La guerre fut la compagne de la Renaissance, et Érasme n’a eu de  cesse de la dénoncer. Le sac de Rome (1527) fut l’un des événements  majeurs de l’époque, et il provoqua l’exil de nombreux artistes. C’en  était définitivement fini de l’atelier de Raphaël, ce véritable prince de la  Renaissance qui avait eu des funérailles somptueuses au Panthéon en  1520. La confrontation avec la puissance ottomane était également  structurante dans la politique européenne. Une autre Europe, sous  domination turque, était d’ailleurs en construction depuis le XVe siècle.

L’Europe fut enfin le lieu de guerres interconfessionnelles, dont la  Suisse et l’Empire furent les premiers théâtres. Les paix de Kappel et d’Augsbourg (1531, 1555) inventèrent des formes de coexistence  radicalement nouvelles.
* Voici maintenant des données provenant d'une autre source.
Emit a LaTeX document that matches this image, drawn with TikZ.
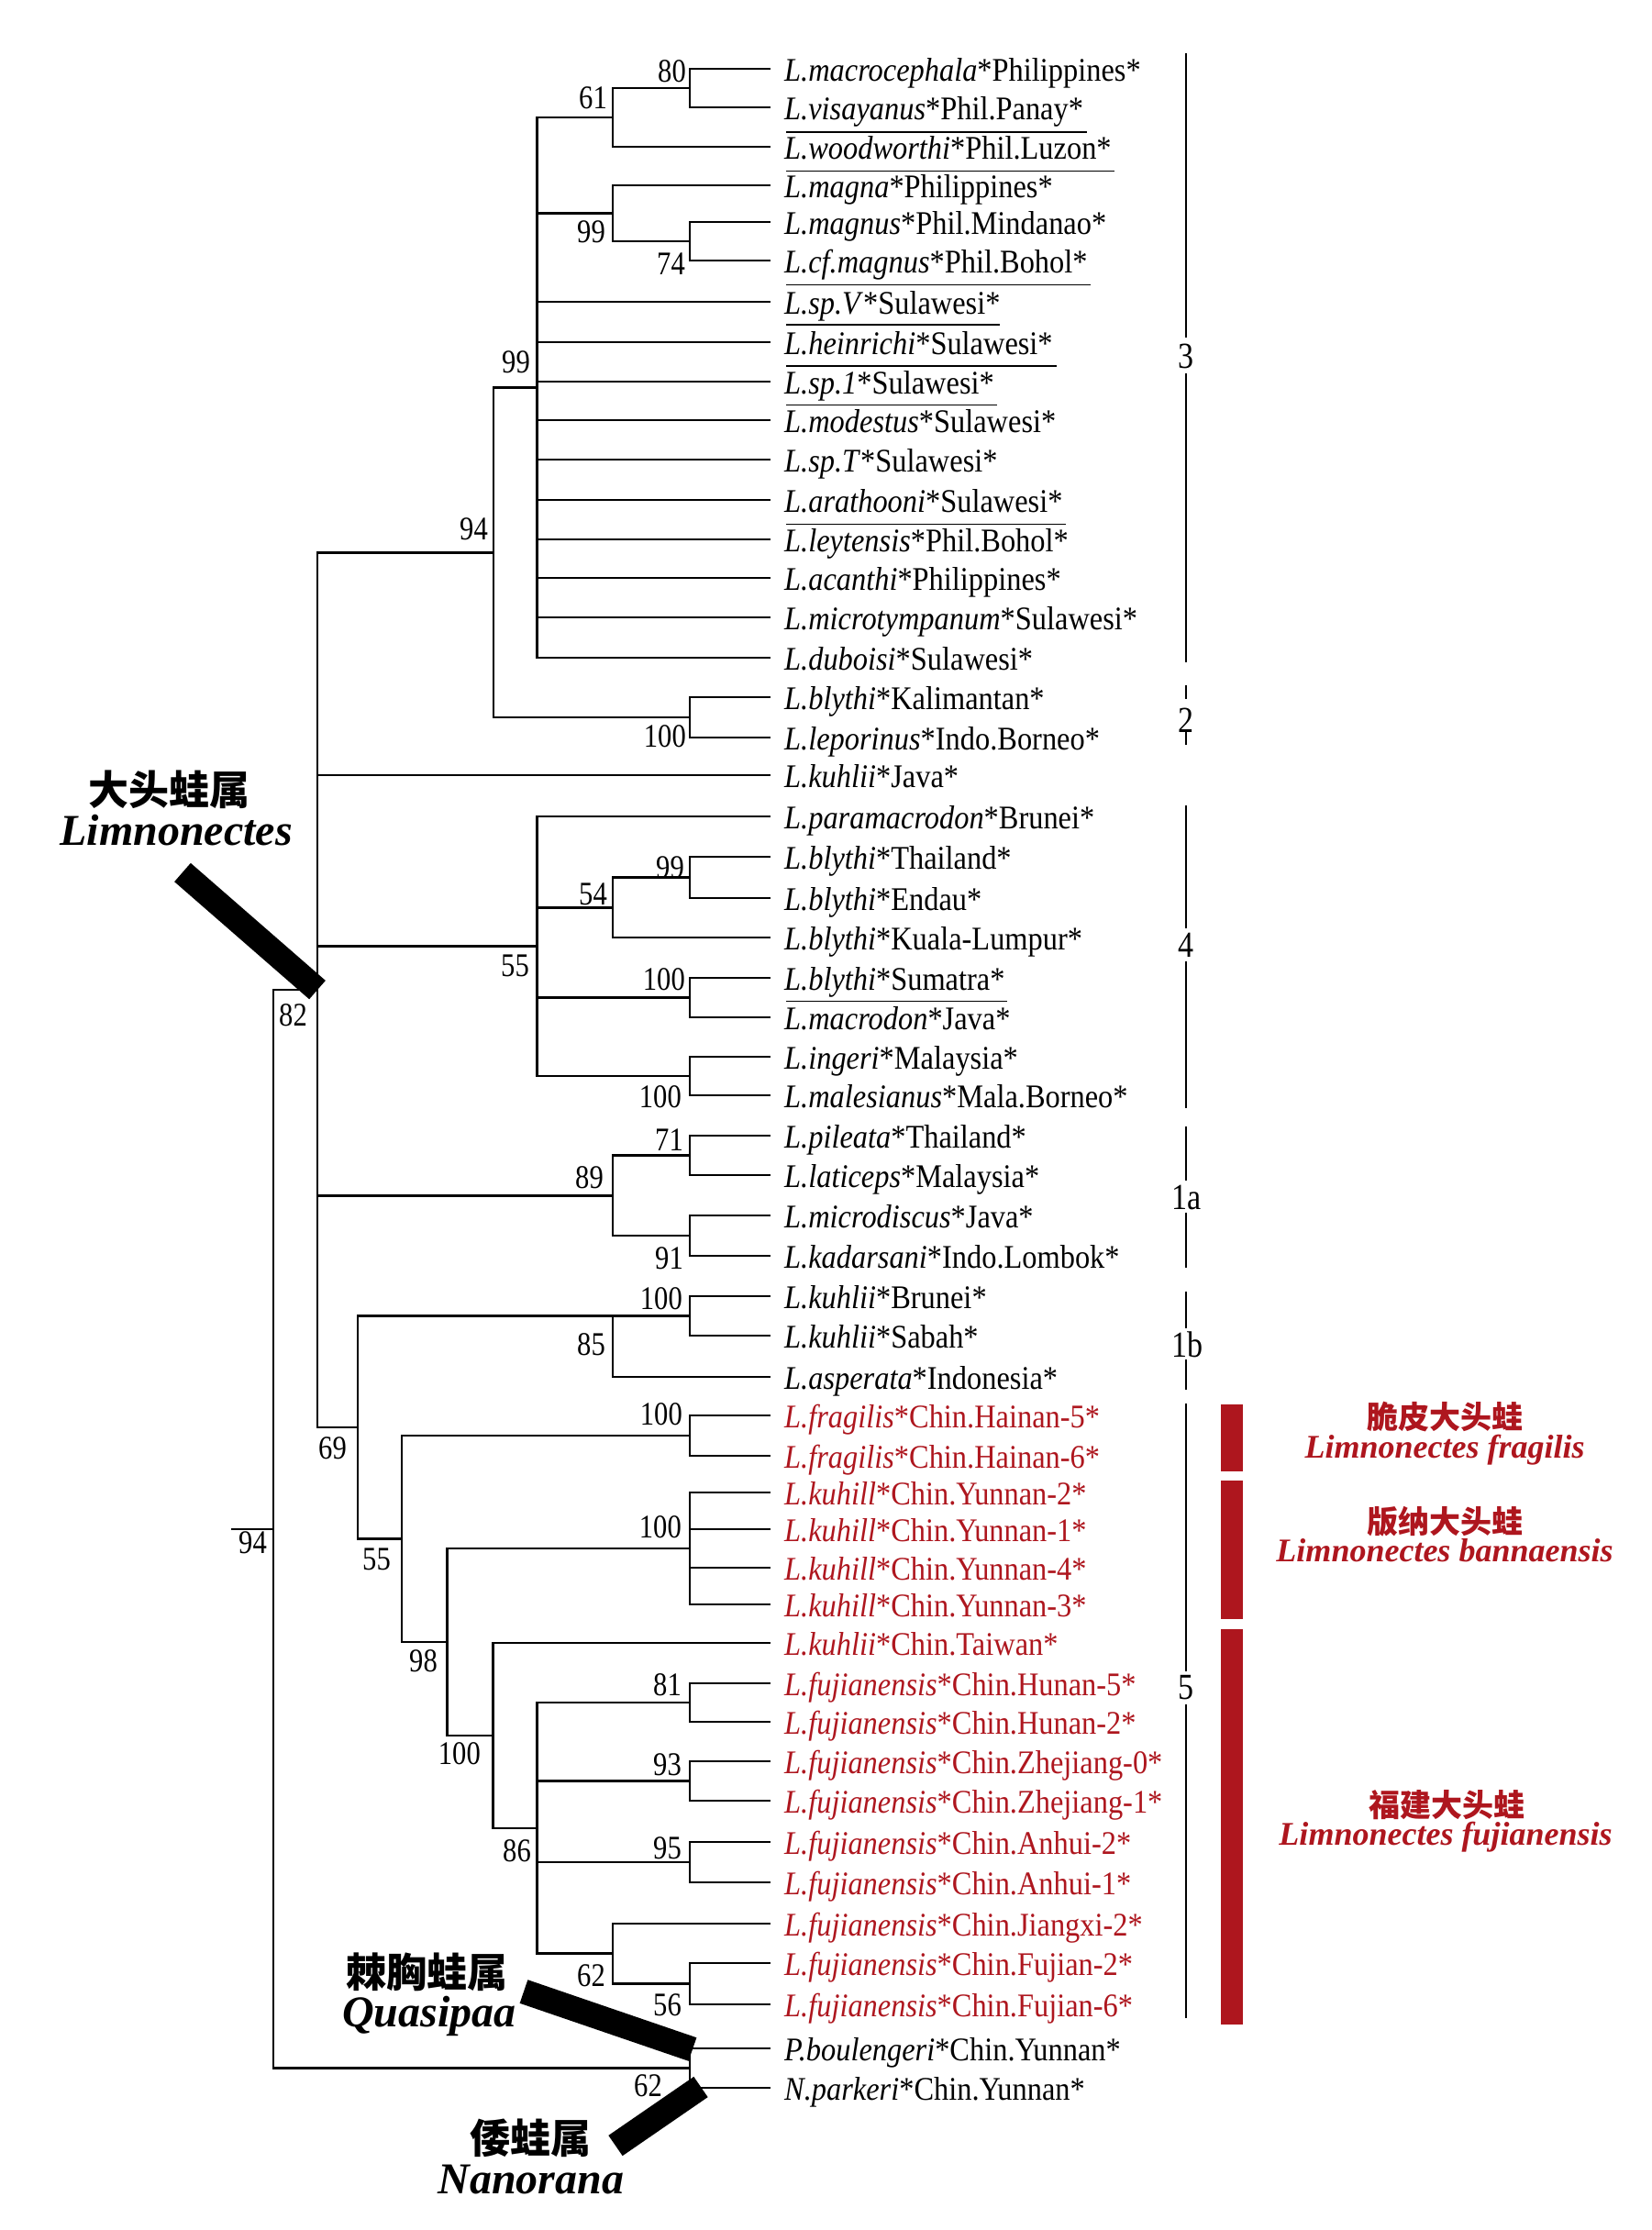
\documentclass[tikz,border=0pt]{standalone}
\usepackage{fontspec}
\setmainfont{Liberation Serif}
\newfontfamily\leaffont{Liberation Serif}[FakeStretch=0.9]
\newfontfamily\digfont{Liberation Serif}[FakeStretch=0.85]
\newfontfamily\cjk{Noto Sans CJK SC}
\definecolor{frogred}{RGB}{174,22,30}
\tikzset{
  br/.style={line width=2.6pt, line join=miter},
  leaftext/.style={anchor=base west, inner sep=0pt, font=\leaffont\fontsize{36}{40}\selectfont},
  bs/.style={anchor=base east, inner sep=0pt, font=\digfont\fontsize{36}{40}\selectfont},
  cladebar/.style={line width=1.8pt},
  cladelab/.style={inner sep=0pt, font=\digfont\fontsize{40}{44}\selectfont},
  uline/.style={line width=1.5pt},
  genbar/.style={line width=27pt, line cap=butt},
  cnlab/.style={anchor=base, inner sep=0pt, text height=36pt, text depth=2pt, font=\cjk\bfseries\fontsize{44}{50}\selectfont},
  latlab/.style={anchor=base, inner sep=0pt, text height=31pt, text depth=10pt, font=\bfseries\itshape\fontsize{48}{52}\selectfont},
  redcn/.style={anchor=base, inner sep=0pt, text height=28pt, text depth=2pt, text=frogred, font=\cjk\bfseries\fontsize{34}{40}\selectfont},
  redlat/.style={anchor=base, inner sep=0pt, text height=24pt, text depth=8pt, text=frogred, font=\bfseries\itshape\fontsize{36}{40}\selectfont},
}
\newcommand\lf[5][black]{%
  \coordinate (e#2) at (840,#3);
  \node[leaftext, text=#1] (t#2) at (855,#3+13) {\textit{#4}#5};
}
\begin{document}
\begin{tikzpicture}[x=1pt,y=-1pt]
\fill[white] (0,0) rectangle (1800,2431);
\useasboundingbox (0,0) rectangle (1800,2431);

% leaves
\lf{0}{75}{L.macrocephala}{*Philippines*}
\lf{1}{117}{L.visayanus}{*Phil.Panay*}
\lf{2}{160}{L.woodworthi}{*Phil.Luzon*}
\lf{3}{202}{L.magna}{*Philippines*}
\lf{4}{242}{L.magnus}{*Phil.Mindanao*}
\lf{5}{284}{L.cf.magnus}{*Phil.Bohol*}
\lf{6}{329}{L.sp.V}{*Sulawesi*}
\lf{7}{373}{L.heinrichi}{*Sulawesi*}
\lf{8}{416}{L.sp.1}{*Sulawesi*}
\lf{9}{458}{L.modestus}{*Sulawesi*}
\lf{10}{501}{L.sp.T}{*Sulawesi*}
\lf{11}{545}{L.arathooni}{*Sulawesi*}
\lf{12}{588}{L.leytensis}{*Phil.Bohol*}
\lf{13}{630}{L.acanthi}{*Philippines*}
\lf{14}{673}{L.microtympanum}{*Sulawesi*}
\lf{15}{717}{L.duboisi}{*Sulawesi*}
\lf{16}{760}{L.blythi}{*Kalimantan*}
\lf{17}{804}{L.leporinus}{*Indo.Borneo*}
\lf{18}{845}{L.kuhlii}{*Java*}
\lf{19}{890}{L.paramacrodon}{*Brunei*}
\lf{20}{934}{L.blythi}{*Thailand*}
\lf{21}{979}{L.blythi}{*Endau*}
\lf{22}{1022}{L.blythi}{*Kuala-Lumpur*}
\lf{23}{1066}{L.blythi}{*Sumatra*}
\lf{24}{1109}{L.macrodon}{*Java*}
\lf{25}{1152}{L.ingeri}{*Malaysia*}
\lf{26}{1194}{L.malesianus}{*Mala.Borneo*}
\lf{27}{1238}{L.pileata}{*Thailand*}
\lf{28}{1281}{L.laticeps}{*Malaysia*}
\lf{29}{1325}{L.microdiscus}{*Java*}
\lf{30}{1369}{L.kadarsani}{*Indo.Lombok*}
\lf{31}{1413}{L.kuhlii}{*Brunei*}
\lf{32}{1456}{L.kuhlii}{*Sabah*}
\lf{33}{1501}{L.asperata}{*Indonesia*}
\lf[frogred]{34}{1543}{L.fragilis}{*Chin.Hainan-5*}
\lf[frogred]{35}{1587}{L.fragilis}{*Chin.Hainan-6*}
\lf[frogred]{36}{1627}{L.kuhill}{*Chin.Yunnan-2*}
\lf[frogred]{37}{1667}{L.kuhill}{*Chin.Yunnan-1*}
\lf[frogred]{38}{1709}{L.kuhill}{*Chin.Yunnan-4*}
\lf[frogred]{39}{1749}{L.kuhill}{*Chin.Yunnan-3*}
\lf[frogred]{40}{1791}{L.kuhlii}{*Chin.Taiwan*}
\lf[frogred]{41}{1835}{L.fujianensis}{*Chin.Hunan-5*}
\lf[frogred]{42}{1877}{L.fujianensis}{*Chin.Hunan-2*}
\lf[frogred]{43}{1920}{L.fujianensis}{*Chin.Zhejiang-0*}
\lf[frogred]{44}{1963}{L.fujianensis}{*Chin.Zhejiang-1*}
\lf[frogred]{45}{2008}{L.fujianensis}{*Chin.Anhui-2*}
\lf[frogred]{46}{2052}{L.fujianensis}{*Chin.Anhui-1*}
\lf[frogred]{47}{2097}{L.fujianensis}{*Chin.Jiangxi-2*}
\lf[frogred]{48}{2140}{L.fujianensis}{*Chin.Fujian-2*}
\lf[frogred]{49}{2185}{L.fujianensis}{*Chin.Fujian-6*}
\lf{50}{2233}{P.boulengeri}{*Chin.Yunnan*}
\lf{51}{2276}{N.parkeri}{*Chin.Yunnan*}

% internal nodes
\coordinate (root) at (298,1666.8);
\coordinate (rstub) at (252,1666.8);
\coordinate (nL) at (346,1079.1);
\coordinate (n94) at (538,602.25);
\coordinate (n99big) at (585.5,422.5);
\coordinate (n61) at (668,128);
\coordinate (n80) at (752,96);
\coordinate (n99m) at (668,232.5);
\coordinate (n74) at (752,263);
\coordinate (n100bl) at (752,782);
\coordinate (n55) at (585.5,1031.5);
\coordinate (n54) at (668,989.25);
\coordinate (n99t) at (752,956.5);
\coordinate (n100sm) at (752,1087.5);
\coordinate (n100im) at (752,1173);
\coordinate (n89) at (668,1303.25);
\coordinate (n71) at (752,1259.5);
\coordinate (n91) at (752,1347);
\coordinate (n69) at (390,1556);
\coordinate (n85) at (668,1434.5);
\coordinate (n100bs) at (752,1434.5);
\coordinate (n55b) at (438,1677.45);
\coordinate (n100fr) at (752,1565);
\coordinate (n98) at (487.5,1789.9);
\coordinate (n100ku) at (752,1688);
\coordinate (n100b) at (537.5,1891.9);
\coordinate (n86) at (585.5,1992.9);
\coordinate (n81) at (752,1856);
\coordinate (n93) at (752,1941.5);
\coordinate (n95) at (752,2030);
\coordinate (n62i) at (668,2129.75);
\coordinate (n56) at (752,2162.5);
\coordinate (n62o) at (752,2254.5);

% branches
\draw[br] (root) |- (nL);
\draw[br] (root) |- (n62o);
\draw[br] (root) -- (rstub);
\foreach \c in {n94,e18,n55,n89,n69} \draw[br] (nL) |- (\c);
\foreach \c in {n99big,n100bl} \draw[br] (n94) |- (\c);
\foreach \c in {n61,n99m,e6,e7,e8,e9,e10,e11,e12,e13,e14,e15} \draw[br] (n99big) |- (\c);
\foreach \c in {n80,e2} \draw[br] (n61) |- (\c);
\foreach \c in {e0,e1} \draw[br] (n80) |- (\c);
\foreach \c in {e3,n74} \draw[br] (n99m) |- (\c);
\foreach \c in {e4,e5} \draw[br] (n74) |- (\c);
\foreach \c in {e16,e17} \draw[br] (n100bl) |- (\c);
\foreach \c in {e19,n54,n100sm,n100im} \draw[br] (n55) |- (\c);
\foreach \c in {n99t,e22} \draw[br] (n54) |- (\c);
\foreach \c in {e20,e21} \draw[br] (n99t) |- (\c);
\foreach \c in {e23,e24} \draw[br] (n100sm) |- (\c);
\foreach \c in {e25,e26} \draw[br] (n100im) |- (\c);
\foreach \c in {n71,n91} \draw[br] (n89) |- (\c);
\foreach \c in {e27,e28} \draw[br] (n71) |- (\c);
\foreach \c in {e29,e30} \draw[br] (n91) |- (\c);
\foreach \c in {n85,n55b} \draw[br] (n69) |- (\c);
\draw[br] (n85) -- (n100bs);
\draw[br] (n85) |- (e33);
\foreach \c in {e31,e32} \draw[br] (n100bs) |- (\c);
\foreach \c in {n100fr,n98} \draw[br] (n55b) |- (\c);
\foreach \c in {e34,e35} \draw[br] (n100fr) |- (\c);
\foreach \c in {n100ku,n100b} \draw[br] (n98) |- (\c);
\foreach \c in {e36,e37,e38,e39} \draw[br] (n100ku) |- (\c);
\foreach \c in {e40,n86} \draw[br] (n100b) |- (\c);
\foreach \c in {n81,n93,n95,n62i} \draw[br] (n86) |- (\c);
\foreach \c in {e41,e42} \draw[br] (n81) |- (\c);
\foreach \c in {e43,e44} \draw[br] (n93) |- (\c);
\foreach \c in {e45,e46} \draw[br] (n95) |- (\c);
\foreach \c in {e47,n56} \draw[br] (n62i) |- (\c);
\foreach \c in {e48,e49} \draw[br] (n56) |- (\c);
\foreach \c in {e50,e51} \draw[br] (n62o) |- (\c);

% bootstrap values
\node[bs] (b80) at (748,77+12) {80};
\node[bs] (b61) at (662,106+12) {61};
\node[bs] (b99m) at (660,252+12) {99};
\node[bs] (b74) at (747,287+12) {74};
\node[bs] (b99big) at (578,394+12) {99};
\node[bs] (b94) at (532,576+12) {94};
\node[bs] (b100bl) at (748,802+12) {100};
\node[bs] (b99t) at (746,945+12) {99};
\node[bs] (b54) at (662,974+12) {54};
\node[bs] (b55) at (577,1052+12) {55};
\node[bs] (b100sm) at (747,1067+12) {100};
\node[bs] (b100im) at (743,1195+12) {100};
\node[bs] (b82) at (335,1106+12) {82};
\node[bs] (b71) at (745,1242+12) {71};
\node[bs] (b89) at (658,1283+12) {89};
\node[bs] (b91) at (745,1371+12) {91};
\node[bs] (b100bs) at (744,1415+12) {100};
\node[bs] (b85) at (660,1465+12) {85};
\node[bs] (b100fr) at (744,1541+12) {100};
\node[bs] (b69) at (378,1578+12) {69};
\node[bs] (b94r) at (291,1681+12) {94};
\node[bs] (b100ku) at (743,1664+12) {100};
\node[bs] (b55b) at (426,1699+12) {55};
\node[bs] (b98) at (477,1810+12) {98};
\node[bs] (b100b) at (524,1911+12) {100};
\node[bs] (b81) at (743,1836+12) {81};
\node[bs] (b93) at (743,1923+12) {93};
\node[bs] (b86) at (579,2017+12) {86};
\node[bs] (b95) at (743,2014+12) {95};
\node[bs] (b62i) at (660,2153+12) {62};
\node[bs] (b56) at (743,2185+12) {56};
\node[bs] (b62o) at (722,2273+12) {62};

% stray rules under some names
\draw[uline] (857,144) -- (1185,144);
\draw[uline] (857,186.7) -- (1215,186.7);
\draw[uline] (857,310.7) -- (1189,310.7);
\draw[uline] (857,354) -- (1090,354);
\draw[uline] (857,399) -- (1152,399);
\draw[uline] (857,441.7) -- (1087,441.7);
\draw[uline] (857,571.7) -- (1162,571.7);
\draw[uline] (857,1091.7) -- (1098,1091.7);

% clade bars
\draw[cladebar] (1293,58) -- (1293,368);
\node[cladelab] (c3) at (1293,388) {3};
\draw[cladebar] (1293,407) -- (1293,722);
\draw[cladebar] (1293,747) -- (1293,762);
\node[cladelab] (c2) at (1293,785) {2};
\draw[cladebar] (1293,798) -- (1293,812);
\draw[cladebar] (1293,878) -- (1293,1012);
\node[cladelab] (c4) at (1293,1030) {4};
\draw[cladebar] (1293,1048) -- (1293,1208);
\draw[cladebar] (1293,1228) -- (1293,1287);
\node[cladelab] (c1a) at (1294,1305) {1a};
\draw[cladebar] (1293,1322) -- (1293,1382);
\draw[cladebar] (1293,1408) -- (1293,1448);
\node[cladelab] (c1b) at (1294,1466) {1b};
\draw[cladebar] (1293,1482) -- (1293,1515);
\draw[cladebar] (1293,1530) -- (1293,1822);
\node[cladelab] (c5) at (1293,1840) {5};
\draw[cladebar] (1293,1858) -- (1293,2200);

% red species bars
\fill[frogred] (1331,1531) rectangle (1355,1604);
\fill[frogred] (1331,1614) rectangle (1355,1765);
\fill[frogred] (1331,1776) rectangle (1355,2207);
\node[redcn] (cnfr) at (1575,1557) {脆皮大头蛙};
\node[redlat] (latfr) at (1575,1589) {Limnonectes fragilis};
\node[redcn] (cnba) at (1575,1671) {版纳大头蛙};
\node[redlat] (latba) at (1575,1702) {Limnonectes bannaensis};
\node[redcn] (cnfu) at (1577,1980) {福建大头蛙};
\node[redlat] (latfu) at (1576,2011) {Limnonectes fujianensis};

% genus bars and labels
\coordinate (limA) at (199,951);
\draw[genbar] (limA) -- (nL);
\coordinate (quaA) at (571,2171);
\coordinate (quaB) at (755,2234);
\draw[genbar] (quaA) -- (quaB);
\coordinate (nanA) at (671,2339);
\coordinate (nanB) at (764,2275);
\draw[genbar] (nanA) -- (nanB);
\node[cnlab] (cnL) at (184.5,877) {大头蛙属};
\node[latlab] (latL) at (192,921) {Limnonectes};
\node[cnlab] (cnQ) at (465,2166) {棘胸蛙属};
\node[latlab] (latQ) at (468,2209) {Quasipaa};
\node[cnlab] (cnN) at (578,2347) {倭蛙属};
\node[latlab] (latN) at (579,2391) {Nanorana};
\end{tikzpicture}
\end{document}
Les princes étaient dotés de droits (jus  reformandi), mais les sujets n’en étaient pas dépourvus (jus emigrandi).  En France, les édits de pacification, jusqu’à l’édit de Nantes (1598),  promurent des formes de vivre ensemble reposant sur une « tolérance  civile » permettant aux réformés d’exercer leur culte. Le statut des  minorités (expulsion des juifs ibériques ; création des ghettos italiens ;  conversion forcée des musulmans espagnols, puis expulsion des  morisques), l’Inquisition, l’ostracisation des descendants de convertis et  les modes de reconnaissance de l’altérité religieuse ou culturelle sont au  cœur des recherches des spécialistes de la Renaissance.

Deux grandes paix européennes marquent la fin de cette ère de  conflits (1648, 1659) à l’issue de laquelle s’est construite l’Europe  moderne. Toutes ces guerres ont fondamentalement remis en cause le  rêve de concorde des humanistes, tout en les contraignant à approfondir  leur réflexion sur l’homme, comme l’illustre la pensée inquiète d’un  Montaigne. Ce champ de bataille fut aussi celui des écrits et des  imprimés conditionnés à de nouveaux usages.

Axe 3 : Etats et sociétés européennes

De nouvelles pratiques de gouvernement et de nouvelles formes de  légitimation de l’autorité ont émergé dans ce contexte troublé. L’État  moderne reposait sur l’armée permanente et, sa compagne, la fiscalité,  mais aussi sur la construction d’une administration de plus en plus  structurée et sur l’acceptation des prélèvements et de la domination par

une « société politique » (Jean-Philippe Genêt) en train de se constituer  comme un acteur important de la vie des nations.

Les cours devinrent des lieux d’exaltation de l’autorité et les  cérémonies se multiplièrent pour donner à voir la puissance du Prince. La Renaissance fut le temps par excellence de la représentation. Ce fut  aussi un moment exceptionnel d’apparition sur la scène publique de  personnages féminins, tant aux Pays-Bas (gouvernantes), qu’en France  et en Espagne (régentes) ou en Angleterre et en Ecosse (reines).

Parallèlement, une grammaire de dénonciation de la tyrannie se  construisit, qui plongeait ses racines dans l’histoire et la philosophie  antiques. Aux Pays-Bas, l’affirmation religieuse se joignait à la  dénonciation d’un prince jugé à la fois sanguinaire et étranger. Chose  peu courante, un nouvel État naquit à cette époque, les Provinces-Unies,  qui connurent un âge d’or dans la première moitié du XVIIe siècle.